A questão é que, doravante, as coisas se complicam imensamente; a digitalização da sociedade acarreta o estilhaçamento da própria noção de território, espaço, localidade, região e etc., de onde resultam novos deveres e novas responsabilidades para as igrejas. E é a própria obviedade dizer que cabe a elas estarem “em dia” com as mídias audiovisuais, e que, “plugadas”, logrem ampliar ilimitadamente o alcance dos seus espaços por via dos recursos que o endereço eletrônico proporciona (estamos deixando de lado aqui o grave problema das igrejas em situação de “exclusão digital” – seja por não dominarem o “sotaque” das tecnologias, seja por carência de recursos ou por se localizarem em regiões “excluídas” do país).
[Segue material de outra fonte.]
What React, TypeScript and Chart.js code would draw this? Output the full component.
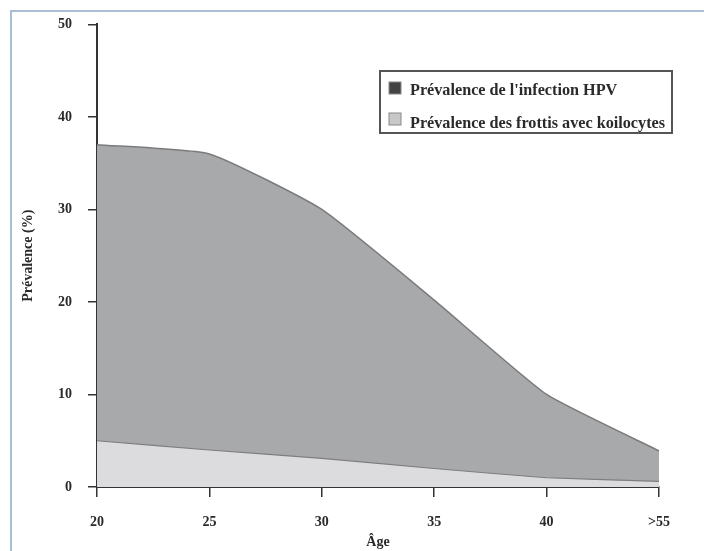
import React, { useEffect, useRef } from "react";
import { Chart, registerables } from "chart.js";

Chart.register(...registerables);

const ageLabels = ["20", "25", "30", "35", "40", ">55"];
const hpvPrevalence = [37, 36, 30, 20.2, 10, 3.9];
const koilocytePrevalence = [5, 4, 3.1, 2, 1, 0.6];
const seriesNames = [
  "Prévalence de l'infection HPV",
  "Prévalence des frottis avec koilocytes",
];
const yTicks = { min: 0, max: 50, step: 10 };

const FONT = "'Liberation Serif', 'Times New Roman', serif";

const framePlugin = {
  id: "frame",
  beforeDraw(chart: any) {
    const ctx = chart.ctx;
    ctx.save();
    ctx.strokeStyle = "#a9bdd6";
    ctx.lineWidth = 2;
    ctx.beginPath();
    ctx.moveTo(11, chart.height);
    ctx.lineTo(11, 11);
    ctx.lineTo(chart.width, 11);
    ctx.stroke();
    ctx.restore();
  },
};

const legendPlugin = {
  id: "boxLegend",
  afterDraw(chart: any) {
    const ctx = chart.ctx;
    const x = 380, y = 71, w = 292, h = 62;
    ctx.save();
    ctx.fillStyle = "#ffffff";
    ctx.fillRect(x, y, w, h);
    ctx.strokeStyle = "#555555";
    ctx.lineWidth = 2;
    ctx.strokeRect(x, y, w, h);
    ctx.font = `bold 16.2px ${FONT}`;
    ctx.textBaseline = "middle";
    chart.data.datasets.forEach((ds: any, i: number) => {
      const sy = y + 11 + i * 31;
      ctx.fillStyle = ds.legendSwatch;
      ctx.fillRect(x + 9, sy, 12, 12);
      ctx.strokeStyle = "#888888";
      ctx.lineWidth = 1;
      ctx.strokeRect(x + 9, sy, 12, 12);
      ctx.fillStyle = "#2a2a2a";
      ctx.fillText(ds.label, x + 30, sy + 9 + i * 2);
    });
    ctx.restore();
  },
};

export default function App() {
  const ref = useRef<HTMLCanvasElement | null>(null);

  useEffect(() => {
    if (!ref.current) return;
    const chart = new Chart(ref.current, {
      type: "line",
      data: {
        labels: ageLabels,
        datasets: [
          {
            label: seriesNames[0],
            data: hpvPrevalence,
            fill: "origin",
            backgroundColor: "#a8a9ab",
            borderColor: "#7b7b7d",
            borderWidth: 1.5,
            pointRadius: 0,
            tension: 0.15,
            order: 2,
            legendSwatch: "#444444",
          } as any,
          {
            label: seriesNames[1],
            data: koilocytePrevalence,
            fill: "origin",
            backgroundColor: "#dcdcde",
            borderColor: "#7e7e80",
            borderWidth: 1.2,
            pointRadius: 0,
            tension: 0.1,
            order: 1,
            legendSwatch: "#c8c8c8",
          } as any,
        ],
      },
      options: {
        animation: false,
        responsive: true,
        maintainAspectRatio: false,
        layout: { padding: { left: 0, top: 18, right: 45, bottom: 0 } },
        plugins: { legend: { display: false }, tooltip: { enabled: false } },
        scales: {
          x: {
            offset: false,
            grid: {
              drawOnChartArea: false,
              drawTicks: true,
              tickLength: 10,
              color: "#333333",
              lineWidth: 1.5,
            },
            border: { color: "#333333", width: 2 },
            ticks: {
              padding: 17,
              color: "#2a2a2a",
              font: { family: FONT, weight: "bold", size: 14 },
              maxRotation: 0,
            },
            title: {
              display: true,
              text: "Âge",
              color: "#2a2a2a",
              font: { family: FONT, weight: "bold", size: 14 },
              padding: { top: 0, bottom: 0 },
            },
            afterFit(scale: any) {
              scale.height = 64;
            },
          },
          y: {
            min: yTicks.min,
            max: yTicks.max,
            grid: {
              drawOnChartArea: false,
              drawTicks: true,
              tickLength: 9,
              color: "#333333",
              lineWidth: 1.5,
            },
            border: { color: "#333333", width: 2 },
            ticks: {
              stepSize: yTicks.step,
              padding: 16,
              color: "#2a2a2a",
              font: { family: FONT, weight: "bold", size: 14 },
            },
            title: {
              display: true,
              text: "Prévalence (%)",
              color: "#2a2a2a",
              font: { family: FONT, weight: "bold", size: 14 },
              padding: { top: 20, bottom: 0 },
            },
            afterFit(scale: any) {
              scale.width = 97;
            },
          },
        },
      },
      plugins: [framePlugin, legendPlugin],
    });
    return () => chart.destroy();
  }, []);

  return (
    <div style={{ position: "absolute", left: 0, top: 0, width: 704, height: 551, background: "#fff" }}>
      <canvas ref={ref} />
    </div>
  );
}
Mas, que as igrejas nunca se esqueçam: conexão com a sociedade das telas é conexão com a “sociedade da sensação” – assim chamada porque as pessoas que a povoam, apesar da sua imensa diversidade, vão se transformando – todas elas – em destinatárias de mensagens e “choques de imagens”. No limite, porque aí se cultiva imperativo categórico rezando que ser é ser percebido – não por causa das faculdades de pensar, está claro, senão devido ao prazer das estimulações dos órgãos dos sentidos proporcionados com fartura por esse berço social. E igrejas há que incorrem no grave erro de contribuírem para alavancar tal tipo de ambiente; pautam-se no paradigma televisivo que avança com poderio enorme sobre os indivíduos, destes interessando-lhes, prioritariamente, o aparelho sensorial da visão; produzem e fazem circular belas e espetaculares imagens, mas esvaídas de alma, de substância e da mensagem do Senhor Jesus. É inaceitável, porém, que o cristão se preste a tal redução, posto que a sabedoria da Bíblia eleva o ser humano à imagem e semelhança de Deus, ou seja, é irredutível à dimensão corporal apenas: “O espírito do homem é a lâmpada do Senhor, a qual esquadrinha todo o mais íntimo do corpo.” (Pv. 20:27).